What to do if your family don’t like your partner

by Fran Creffield - December 19, 2013

Christmas is often the time when you introduce a new partner to your family. The festive wish is that they’ll all get on but what do you do if your family don’t like your new partner?

Whether you’re introducing your new partner to your children, parents or extended family, the fact you have made the decision to bring them into your life in this way shows that you’re serious about them. The question of whether your family like them or not could seriously affect the future of the relationship but their initial reaction may not be the whole story.


Christmas is an emotional time and often the only time in the year when whole families get together. If you’re bringing a new partner into the mix the most natural response from your family is to want to make sure they’re ‘good enough for you’ and ‘treat you right’. It’s natural protection which family members feel towards each other and will result in your partner being scrutinised, and maybe criticised, to test their worthiness and the strength of the bond between you.

This protective phase will usually pass when your family are assured that your partner is genuine and that you’re happy with them.


Sometimes dislike of a new partner has nothing to do with them personally but more to do with your family’s feelings about your ex. Children in particular may feel like they’re being disloyal to their other parent if they like and accept your new partner. These feelings aren’t just confined to kids. Even though you decided your relationship with your ex was over other family members may have loved them and miss their presence in the family. The arrival of a new partner is a proof that the other person isn’t coming back and can bring up feelings of resentment and grief.

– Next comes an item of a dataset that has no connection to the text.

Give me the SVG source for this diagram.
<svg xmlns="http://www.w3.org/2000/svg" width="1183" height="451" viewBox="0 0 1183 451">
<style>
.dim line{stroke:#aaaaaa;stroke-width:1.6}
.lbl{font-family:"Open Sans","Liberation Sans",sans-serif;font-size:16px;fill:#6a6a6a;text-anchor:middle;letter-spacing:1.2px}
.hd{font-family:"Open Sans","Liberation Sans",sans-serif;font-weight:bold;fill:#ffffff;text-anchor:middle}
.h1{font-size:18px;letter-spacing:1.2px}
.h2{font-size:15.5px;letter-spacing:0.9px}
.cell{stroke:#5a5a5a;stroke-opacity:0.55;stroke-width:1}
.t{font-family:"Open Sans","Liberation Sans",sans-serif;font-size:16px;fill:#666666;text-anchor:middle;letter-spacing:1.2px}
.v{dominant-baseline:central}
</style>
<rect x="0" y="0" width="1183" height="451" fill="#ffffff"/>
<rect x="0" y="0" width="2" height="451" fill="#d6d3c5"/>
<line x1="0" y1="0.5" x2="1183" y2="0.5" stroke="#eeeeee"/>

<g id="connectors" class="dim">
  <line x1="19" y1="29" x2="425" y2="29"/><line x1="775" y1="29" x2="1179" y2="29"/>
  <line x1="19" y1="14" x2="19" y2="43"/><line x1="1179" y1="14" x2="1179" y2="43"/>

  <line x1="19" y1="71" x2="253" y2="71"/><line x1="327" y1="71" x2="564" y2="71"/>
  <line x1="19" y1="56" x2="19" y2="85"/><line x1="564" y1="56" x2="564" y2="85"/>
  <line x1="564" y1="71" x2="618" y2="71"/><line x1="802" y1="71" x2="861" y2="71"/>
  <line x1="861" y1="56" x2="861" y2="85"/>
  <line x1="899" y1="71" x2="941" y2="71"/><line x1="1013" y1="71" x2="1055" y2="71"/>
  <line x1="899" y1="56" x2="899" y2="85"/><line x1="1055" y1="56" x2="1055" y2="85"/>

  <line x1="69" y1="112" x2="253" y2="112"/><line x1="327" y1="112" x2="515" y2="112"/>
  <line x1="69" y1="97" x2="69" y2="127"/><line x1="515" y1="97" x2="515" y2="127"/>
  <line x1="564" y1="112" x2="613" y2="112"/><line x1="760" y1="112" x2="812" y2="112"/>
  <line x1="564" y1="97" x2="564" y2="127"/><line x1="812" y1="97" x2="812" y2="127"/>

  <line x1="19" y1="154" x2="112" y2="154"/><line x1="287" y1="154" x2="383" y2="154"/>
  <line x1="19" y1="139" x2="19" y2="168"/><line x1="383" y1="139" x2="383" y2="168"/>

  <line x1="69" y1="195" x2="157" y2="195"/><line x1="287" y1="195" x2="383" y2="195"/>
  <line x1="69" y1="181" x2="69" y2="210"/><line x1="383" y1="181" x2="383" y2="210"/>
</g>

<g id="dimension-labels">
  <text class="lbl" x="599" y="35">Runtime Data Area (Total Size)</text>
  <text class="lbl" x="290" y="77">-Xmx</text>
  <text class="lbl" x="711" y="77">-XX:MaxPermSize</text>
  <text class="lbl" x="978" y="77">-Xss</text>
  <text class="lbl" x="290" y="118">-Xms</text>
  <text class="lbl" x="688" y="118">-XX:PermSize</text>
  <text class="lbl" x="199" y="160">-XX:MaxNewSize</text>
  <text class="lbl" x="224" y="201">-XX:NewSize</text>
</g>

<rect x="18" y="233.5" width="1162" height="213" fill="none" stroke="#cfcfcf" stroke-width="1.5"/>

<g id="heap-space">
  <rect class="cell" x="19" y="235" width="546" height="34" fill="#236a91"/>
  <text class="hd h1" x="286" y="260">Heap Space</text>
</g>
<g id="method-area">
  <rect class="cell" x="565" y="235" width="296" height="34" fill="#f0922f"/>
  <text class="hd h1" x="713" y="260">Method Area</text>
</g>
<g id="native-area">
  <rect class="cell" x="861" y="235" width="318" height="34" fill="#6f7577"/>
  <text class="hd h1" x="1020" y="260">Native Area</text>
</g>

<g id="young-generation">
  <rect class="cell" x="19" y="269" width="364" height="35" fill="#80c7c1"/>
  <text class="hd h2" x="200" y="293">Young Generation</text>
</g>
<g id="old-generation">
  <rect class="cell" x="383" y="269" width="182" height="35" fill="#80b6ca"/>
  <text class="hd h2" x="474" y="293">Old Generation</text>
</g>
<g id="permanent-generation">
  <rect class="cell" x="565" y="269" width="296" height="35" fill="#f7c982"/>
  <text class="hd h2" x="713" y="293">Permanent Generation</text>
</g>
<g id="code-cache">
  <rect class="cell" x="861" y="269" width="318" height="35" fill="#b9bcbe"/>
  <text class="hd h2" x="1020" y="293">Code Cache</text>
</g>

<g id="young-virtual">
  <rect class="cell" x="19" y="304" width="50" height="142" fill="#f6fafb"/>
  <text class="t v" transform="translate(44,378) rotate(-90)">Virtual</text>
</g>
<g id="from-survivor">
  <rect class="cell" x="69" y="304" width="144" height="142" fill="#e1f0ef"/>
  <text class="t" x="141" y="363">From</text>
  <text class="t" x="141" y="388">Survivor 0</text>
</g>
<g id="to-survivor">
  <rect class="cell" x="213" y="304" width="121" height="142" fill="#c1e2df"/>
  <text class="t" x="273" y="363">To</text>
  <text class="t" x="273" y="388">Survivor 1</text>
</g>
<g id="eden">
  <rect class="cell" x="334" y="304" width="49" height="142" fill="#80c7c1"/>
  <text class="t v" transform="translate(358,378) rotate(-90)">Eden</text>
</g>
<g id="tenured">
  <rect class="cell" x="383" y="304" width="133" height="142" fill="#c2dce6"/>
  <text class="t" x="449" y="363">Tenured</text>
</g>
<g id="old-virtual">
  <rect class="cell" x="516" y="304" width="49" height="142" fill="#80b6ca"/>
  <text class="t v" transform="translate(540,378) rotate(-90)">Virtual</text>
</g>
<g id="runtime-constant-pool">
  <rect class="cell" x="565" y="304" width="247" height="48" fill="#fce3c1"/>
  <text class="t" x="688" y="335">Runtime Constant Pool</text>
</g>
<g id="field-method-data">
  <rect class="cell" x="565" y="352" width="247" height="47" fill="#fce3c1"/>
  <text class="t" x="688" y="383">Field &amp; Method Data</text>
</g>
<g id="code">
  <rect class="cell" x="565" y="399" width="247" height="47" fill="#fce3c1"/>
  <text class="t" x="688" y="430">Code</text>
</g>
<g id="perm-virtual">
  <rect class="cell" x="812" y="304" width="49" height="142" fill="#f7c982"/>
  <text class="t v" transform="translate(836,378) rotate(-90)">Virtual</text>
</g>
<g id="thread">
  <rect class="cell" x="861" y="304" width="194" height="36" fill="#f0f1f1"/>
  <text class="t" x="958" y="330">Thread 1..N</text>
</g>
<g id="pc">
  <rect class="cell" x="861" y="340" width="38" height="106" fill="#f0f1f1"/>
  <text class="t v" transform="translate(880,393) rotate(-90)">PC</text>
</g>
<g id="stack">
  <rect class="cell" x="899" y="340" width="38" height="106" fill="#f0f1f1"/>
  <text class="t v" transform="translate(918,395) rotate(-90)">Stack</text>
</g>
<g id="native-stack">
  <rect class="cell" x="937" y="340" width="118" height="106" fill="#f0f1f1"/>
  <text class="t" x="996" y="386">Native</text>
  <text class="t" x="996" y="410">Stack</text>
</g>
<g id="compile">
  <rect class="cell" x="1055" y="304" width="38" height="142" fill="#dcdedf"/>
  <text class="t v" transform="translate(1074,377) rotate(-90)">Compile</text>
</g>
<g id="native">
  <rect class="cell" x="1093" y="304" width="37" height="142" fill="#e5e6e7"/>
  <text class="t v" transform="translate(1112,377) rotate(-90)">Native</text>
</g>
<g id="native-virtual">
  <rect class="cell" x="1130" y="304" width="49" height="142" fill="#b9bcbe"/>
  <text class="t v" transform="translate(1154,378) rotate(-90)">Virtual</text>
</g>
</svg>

It’s important, especially for children, to maintain contact with the other person (when possible and appropriate). They need to be reassured that accepting your new partner doesn’t mean that they love the other person any less. They don’t need to safeguard that person’s place in the family because they’re not coming back.


The arrival of a new partner in your life can make other family members fearful about their place and status within the family. If you have adult children they may have assumed the role of looking out for you while you’ve been on your own and could feel usurped now you have someone else by your side.

Younger children may be fearful about where you will live and whether your partner will accept them. Questions of inheritance, security, love and loyalty can all be brought to the surface when a new partner is brought into an established family system. These issues often get in the way of family members being able get to know your new partner. They may say they dislike ‘them’ but actually they dislike all the uncomfortable feelings their presence brings up.


You need to accept that not everyone in your family is going to be as crazy about your partner as you are. They could have genuine concerns about your partner’s suitability and it’s important that you let them air these concerns. Love can be blind and sometimes it’s someone outside the relationship who raises the red flag when there’s something not right.

Your family need to accept that you have the right to choose your own partner regardless of their opinions on the subject. If you’re happy they must try to accept this person into the family or they may run the risk of losing you.